╔══

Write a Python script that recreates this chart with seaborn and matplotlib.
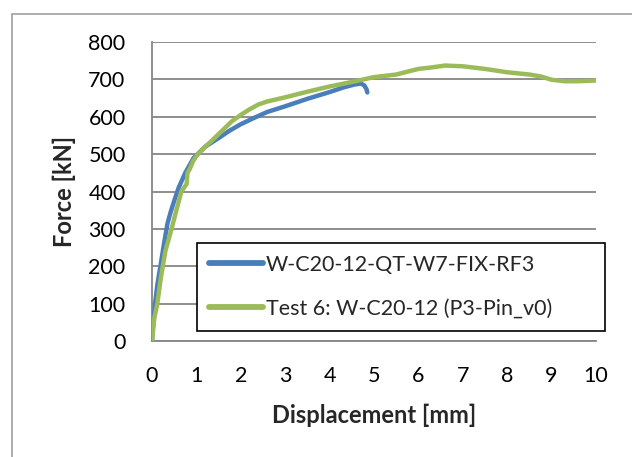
import matplotlib
matplotlib.use("Agg")
import matplotlib.pyplot as plt
import seaborn as sns
import pandas as pd
from matplotlib.patches import Rectangle

# FE model curve
fem_disp = [0.0, 0.03, 0.07, 0.12, 0.19, 0.27, 0.35, 0.42, 0.5, 0.6, 0.75, 0.94, 1.2, 1.5, 1.75, 2.0, 2.3, 2.6, 3.0, 3.5, 4.0, 4.3, 4.55, 4.7, 4.78, 4.83, 4.85]
fem_force = [0.0, 50, 100, 150, 200, 260, 315, 345, 375, 410, 450, 490, 520, 543, 563, 580, 597, 613, 628, 648, 666, 678, 686, 689, 684, 674, 665]

# Test curve
test_disp = [0.0, 0.05, 0.12, 0.2, 0.3, 0.44, 0.55, 0.66, 0.72, 0.78, 0.8, 0.85, 0.92, 1.03, 1.2, 1.4, 1.6, 1.8, 2.0, 2.2, 2.4, 2.6, 3.0, 3.5, 4.0, 4.5, 5.0, 5.5, 6.0, 6.3, 6.6, 7.0, 7.5, 8.0, 8.5, 8.75, 9.0, 9.3, 9.6, 10.0]
test_force = [0.0, 60, 100, 170, 240, 300, 350, 400, 410, 420, 450, 460, 480, 500, 520, 542, 565, 588, 605, 620, 633, 641, 652, 667, 681, 693, 706, 713, 728, 732, 737, 735, 728, 719, 713, 708, 699, 695, 695, 697]

x_ticks = [0, 1, 2, 3, 4, 5, 6, 7, 8, 9, 10]
y_ticks = [0, 100, 200, 300, 400, 500, 600, 700, 800]

label_fem = "W-C20-12-QT-W7-FIX-RF3"
label_test = "Test 6: W-C20-12 (P3-Pin_v0)"
x_label = "Displacement [mm]"
y_label = "Force [kN]"

sns.set_style("white")
plt.rcParams['font.family'] = ['Lato', 'DejaVu Sans']

fig = plt.figure(figsize=(6.32, 4.57), dpi=100)
ax = fig.add_axes([152/632, 1-341/457, (596-152)/632, (341-42)/457])

df_fem = pd.DataFrame({"x": fem_disp, "y": fem_force})
df_test = pd.DataFrame({"x": test_disp, "y": test_force})

sns.lineplot(data=df_fem, x="x", y="y", ax=ax, color="#4a7ebb", linewidth=3.2,
             sort=False, estimator=None, label=label_fem, zorder=3)
sns.lineplot(data=df_test, x="x", y="y", ax=ax, color="#9bbb59", linewidth=3.2,
             sort=False, estimator=None, label=label_test, zorder=4)

ax.set_xlim(0, 10)
ax.set_ylim(0, 800)
ax.set_xticks(x_ticks)
ax.set_yticks(y_ticks)
ax.set_xticklabels([str(t) for t in x_ticks])
ax.set_yticklabels([str(t) for t in y_ticks])

grid_c = "#868686"
ax.yaxis.grid(True, color=grid_c, linewidth=1.3)
ax.xaxis.grid(False)
ax.set_axisbelow(True)
for s in ["top", "right"]:
    ax.spines[s].set_visible(False)
for s in ["left", "bottom"]:
    ax.spines[s].set_color(grid_c)
    ax.spines[s].set_linewidth(1.3)

ax.tick_params(axis="x", direction="out", length=4, width=1.2, color=grid_c,
               labelsize=15.5, pad=14, labelcolor="black")
ax.tick_params(axis="y", length=0, labelsize=15.5, pad=19, labelcolor="black")

ax.set_xlabel(x_label, fontsize=17, fontweight="bold", labelpad=13)
ax.set_ylabel(y_label, fontsize=17, fontweight="bold", labelpad=9)

leg = ax.legend(loc="upper left", bbox_to_anchor=(197/632, 1-331/457, (605-197)/632, (331-243)/457),
                bbox_transform=fig.transFigure, mode="expand", fontsize=15.5,
                frameon=True, fancybox=False, handlelength=2.5, handletextpad=0.15,
                borderpad=0.55, labelspacing=1.12, borderaxespad=0)
leg.get_frame().set_edgecolor("black")
leg.get_frame().set_linewidth(1.2)
leg.get_frame().set_alpha(1)
for line in leg.get_lines():
    line.set_linewidth(4.2)
    line.set_solid_capstyle("round")

fig.patches.append(Rectangle((12/632, -0.1), 1.2, 1 - 14/457 + 0.1, transform=fig.transFigure,
                             fill=False, edgecolor="#a0a0a0", linewidth=1.2))

fig.savefig("out.png", dpi=100)
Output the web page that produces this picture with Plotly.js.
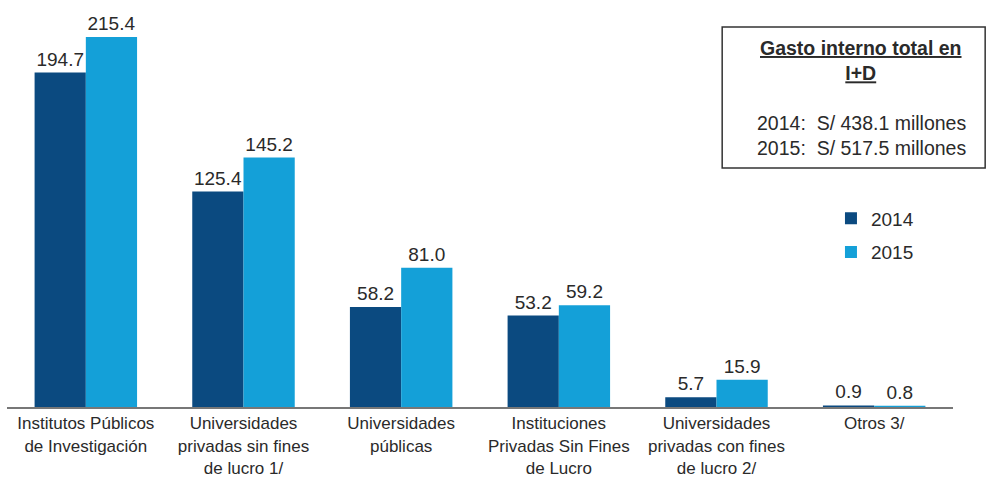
<!DOCTYPE html>
<html>
<head>
<meta charset="utf-8">
<script src="https://cdn.plot.ly/plotly-3.0.1.min.js"></script>
<style>html,body{margin:0;padding:0;background:#fff;}#chart{width:987px;height:479px;}</style>
</head>
<body>
<div id="chart"></div>
<script>
const categories = [
  "Institutos Públicos<br>de Investigación",
  "Universidades<br>privadas sin fines<br>de lucro 1/",
  "Universidades<br>públicas",
  "Instituciones<br>Privadas Sin Fines<br>de Lucro",
  "Universidades<br>privadas con fines<br>de lucro 2/",
  "Otros 3/"
];
const values2014 = [194.7, 125.4, 58.2, 53.2, 5.7, 0.9];
const values2015 = [215.4, 145.2, 81.0, 59.2, 15.9, 0.8];
const seriesNames = ["2014", "2015"];
const boxTitle = "Gasto interno total en<br>I+D";
const boxLines = ["2014:  S/ 438.1 millones", "2015:  S/ 517.5 millones"];

const FONT = "Liberation Sans, Arial, sans-serif";
const fmt = v => v.toFixed(1);

const traces = [
  {type: "bar", name: seriesNames[0], legendgroup: "a", x: categories, y: values2014,
   marker: {color: "#0b4a80"}, text: values2014.map(fmt), textposition: "outside",
   constraintext: "none", cliponaxis: false, textfont: {family: FONT, size: 19, color: "#2a2a2a"}},
  {type: "bar", name: seriesNames[1], legendgroup: "b", x: categories, y: values2015,
   marker: {color: "#14a0d8"}, text: values2015.map(fmt), textposition: "outside",
   constraintext: "none", cliponaxis: false, textfont: {family: FONT, size: 19, color: "#2a2a2a"}}
];

const layout = {
  width: 987, height: 479,
  margin: {l: 7, r: 34, t: 10, b: 72},
  paper_bgcolor: "#fff", plot_bgcolor: "#fff",
  font: {family: FONT, size: 18, color: "#2a2a2a"},
  barmode: "group", bargap: 0.35, bargroupgap: 0,
  xaxis: {showline: true, linecolor: "#777", linewidth: 2, ticks: "", showgrid: false,
          tickfont: {family: FONT, size: 17, color: "#2a2a2a"}, fixedrange: true},
  yaxis: {range: [0, 231.1], visible: false, showgrid: false, zeroline: false},
  legend: {x: 0.871, y: 0.523, xanchor: "left", yanchor: "top", tracegroupgap: 6,
           font: {family: FONT, size: 19, color: "#2a2a2a"}, bgcolor: "rgba(0,0,0,0)"},
  shapes: [
    {type: "rect", xref: "paper", yref: "paper", x0: 0.756, x1: 1.034, y0: 0.602, y1: 0.957,
     line: {color: "#333", width: 1.5}, fillcolor: "rgba(0,0,0,0)"}
  ],
  annotations: [
    {xref: "paper", yref: "paper", x: 0.903, y: 0.873, xanchor: "center", yanchor: "middle",
     text: "<b>" + boxTitle + "</b>", showarrow: false, align: "center",
     font: {family: FONT, size: 19.5, color: "#2a2a2a", lineposition: "under"}},
    {xref: "paper", yref: "paper", x: 0.903, y: 0.685, xanchor: "center", yanchor: "middle",
     text: boxLines.join("<br>"), showarrow: false, align: "left",
     font: {family: FONT, size: 19.5, color: "#2a2a2a"}}
  ]
};

Plotly.newPlot("chart", traces, layout, {displayModeBar: false, staticPlot: true});
</script>
</body>
</html>
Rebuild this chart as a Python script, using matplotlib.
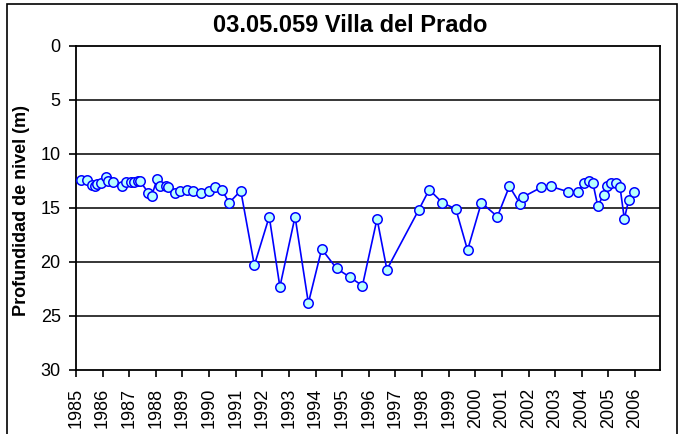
import matplotlib
matplotlib.use("Agg")
import matplotlib.pyplot as plt
from matplotlib.patches import Rectangle

plt.rcParams['font.family'] = ['Liberation Sans', 'DejaVu Sans']

# fecha (año decimal) y profundidad del nivel (m)
anio = [1985.19, 1985.40, 1985.61, 1985.70, 1985.80, 1985.93, 1986.12, 1986.21,
        1986.38, 1986.72, 1986.87, 1987.05, 1987.18, 1987.34, 1987.40, 1987.72,
        1987.84, 1988.05, 1988.16, 1988.37, 1988.44, 1988.72, 1988.91, 1989.16,
        1989.38, 1989.68, 1990.01, 1990.22, 1990.47, 1990.76, 1991.19, 1991.70,
        1992.26, 1992.66, 1993.23, 1993.73, 1994.23, 1994.79, 1995.29, 1995.76,
        1996.31, 1996.68, 1997.87, 1998.27, 1998.76, 1999.27, 1999.71, 2000.23,
        2000.83, 2001.28, 2001.68, 2001.78, 2002.47, 2002.84, 2003.49, 2003.86,
        2004.08, 2004.26, 2004.42, 2004.60, 2004.82, 2004.94, 2005.10, 2005.29,
        2005.44, 2005.60, 2005.76, 2005.96]
prof = [12.4, 12.4, 12.9, 13.0, 12.8, 12.7, 12.1, 12.5,
        12.6, 13.0, 12.6, 12.6, 12.6, 12.5, 12.5, 13.6,
        13.9, 12.3, 13.0, 13.0, 13.1, 13.6, 13.4, 13.3,
        13.4, 13.6, 13.4, 13.1, 13.3, 14.5, 13.4, 20.3,
        15.8, 22.3, 15.8, 23.8, 18.8, 20.6, 21.4, 22.2,
        16.0, 20.7, 15.2, 13.3, 14.5, 15.1, 18.9, 14.5,
        15.8, 13.0, 14.6, 14.0, 13.1, 13.0, 13.5, 13.5,
        12.7, 12.5, 12.7, 14.8, 13.8, 13.0, 12.7, 12.7,
        13.1, 16.0, 14.3, 13.5]

anios_eje = list(range(1985, 2007))
prof_ticks = [0, 5, 10, 15, 20, 25, 30]

fig = plt.figure(figsize=(6.83, 4.34), dpi=100)
ax = fig.add_axes([76/683, 1 - 370/434, (660-76)/683, (370-46)/434])

ax.plot(anio, prof, color='#0000ff', lw=1.2, marker='o', ms=6.8,
        mfc='#b8ffff', mec='#0000ff', mew=1.1, zorder=3)

ax.set_xlim(1985, 2006.94)
ax.set_ylim(30, 0)
ax.set_xticks(anios_eje)
ax.set_xticklabels([str(a) for a in anios_eje], rotation=90, fontsize=13)
ax.set_yticks(prof_ticks)
ax.set_yticklabels([str(p) for p in prof_ticks], fontsize=13)
ax.tick_params(direction='out', length=5, width=1.2, color='black')
ax.tick_params(axis='x', pad=8)
ax.tick_params(axis='y', pad=6)
for v in prof_ticks[1:-1]:
    ax.axhline(v, color='black', lw=1.1, zorder=1)
for s in ax.spines.values():
    s.set_linewidth(1.3)
    s.set_color('black')

fig.text(22/683, 1 - 210/434, 'Profundidad de nivel (m)', rotation=90, ha='center', va='center',
         fontsize=13, fontweight='bold')
fig.text(350/683, 1 - 25/434, '03.05.059 Villa del Prado', ha='center', va='center',
         fontsize=17, fontweight='bold')

# marco exterior del grafico
fig.add_artist(Rectangle((7/683, -0.02), 670/683, 1.02 - 4/434, transform=fig.transFigure,
                         fill=False, edgecolor='black', lw=1.2))

fig.savefig('out.png', dpi=100)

╚══

Restate each line from the start of the listing through the line bearing "695, 695, 697]" word for word. Drop the pictures.

Write a Python script that recreates this chart with seaborn and matplotlib.
import matplotlib
matplotlib.use("Agg")
import matplotlib.pyplot as plt
import seaborn as sns
import pandas as pd
from matplotlib.patches import Rectangle

# FE model curve
fem_disp = [0.0, 0.03, 0.07, 0.12, 0.19, 0.27, 0.35, 0.42, 0.5, 0.6, 0.75, 0.94, 1.2, 1.5, 1.75, 2.0, 2.3, 2.6, 3.0, 3.5, 4.0, 4.3, 4.55, 4.7, 4.78, 4.83, 4.85]
fem_force = [0.0, 50, 100, 150, 200, 260, 315, 345, 375, 410, 450, 490, 520, 543, 563, 580, 597, 613, 628, 648, 666, 678, 686, 689, 684, 674, 665]

# Test curve
test_disp = [0.0, 0.05, 0.12, 0.2, 0.3, 0.44, 0.55, 0.66, 0.72, 0.78, 0.8, 0.85, 0.92, 1.03, 1.2, 1.4, 1.6, 1.8, 2.0, 2.2, 2.4, 2.6, 3.0, 3.5, 4.0, 4.5, 5.0, 5.5, 6.0, 6.3, 6.6, 7.0, 7.5, 8.0, 8.5, 8.75, 9.0, 9.3, 9.6, 10.0]
test_force = [0.0, 60, 100, 170, 240, 300, 350, 400, 410, 420, 450, 460, 480, 500, 520, 542, 565, 588, 605, 620, 633, 641, 652, 667, 681, 693, 706, 713, 728, 732, 737, 735, 728, 719, 713, 708, 699, 695, 695, 697]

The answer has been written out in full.